Netflix, once the undisputed king of streaming with its lineup of gripping dramas, spine-chilling thrillers, and Emmy-winning hits, now finds itself entangled in an expensive miscalculation.
The company, known for its bold content investments, shelled out a staggering £85 million for a deal with Prince Harry and Meghan Markle, expecting groundbreaking content. Instead, it ended up with a painfully dull spectacle that failed to engage audiences.
One of the biggest disappointments was With Love, Meghan, an eight-episode series in which Meghan Markle, in all her self-proclaimed expertise, offers advice on setting tables and hosting dinner parties. Viewers were unimpressed, as reflected in its dismal reception—a 33% critics' rating on Rotten Tomatoes and an even worse 20% audience score. Not even the most devoted Sussex supporters could pretend to care. The show plummeted out of Netflix’s top 10 in under a week, leaving insiders scrambling to mitigate the damage.
Reports indicate that Netflix executives deeply regret the £85 million deal, which now seems like an extravagant waste of resources. Essentially, they paid for what amounts to a glorified social media cooking tutorial wrapped in a royal price tag. The math is staggering—£4.6 million per episode across Meghan and Harry’s projects, an astronomical amount for content that failed to generate buzz. By comparison, The Crown, a show about the royals that people actually want to watch, costs approximately £56 million per entire season.
Now Netflix faces a difficult choice: keep pushing Meghan-centric content onto an indifferent public or cut its losses and move on. The latter option is starting to look far more appealing. Just as backlash reached its peak, Meghan attempted her usual damage control, spinning the narrative to fit her version of reality. She excitedly announced that With Love, Meghan had been renewed for a second season. However, Netflix quickly corrected the record—the so-called renewal was nothing more than pre-filmed episodes shot back-to-back with the first season. There was no new contract, no triumphant comeback, just another misleading spin.

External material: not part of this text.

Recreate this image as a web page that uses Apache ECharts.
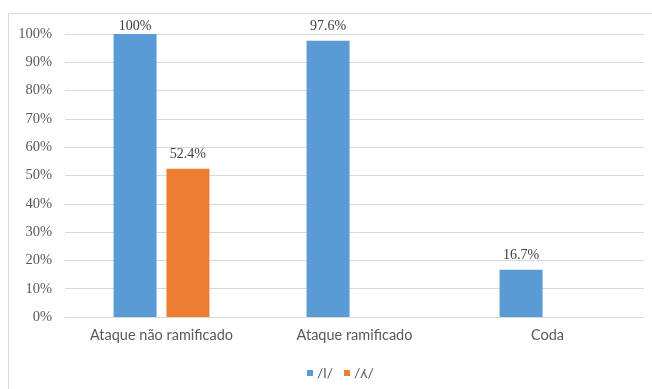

This entire debacle has served as an expensive lesson for Netflix: when you invest in professional victims, disappointment is inevitable. Now, the streaming giant is trying to extract itself from the Sussex saga as quietly and gracefully as possible. If it wants to salvage its reputation, the best course of action might be to publicly sever ties and wish them the best on their “un-Sussex-ful” future endeavors. Netflix bet big on the couple’s brand, only to discover that public interest in Meghan and Harry doesn’t extend beyond royal gossip and scandals. People aren’t interested in watching Meghan bake cookies and preach about mindfulness—they want drama, insider secrets, and real intrigue. If Netflix executives failed to predict that, well, that’s entirely on them.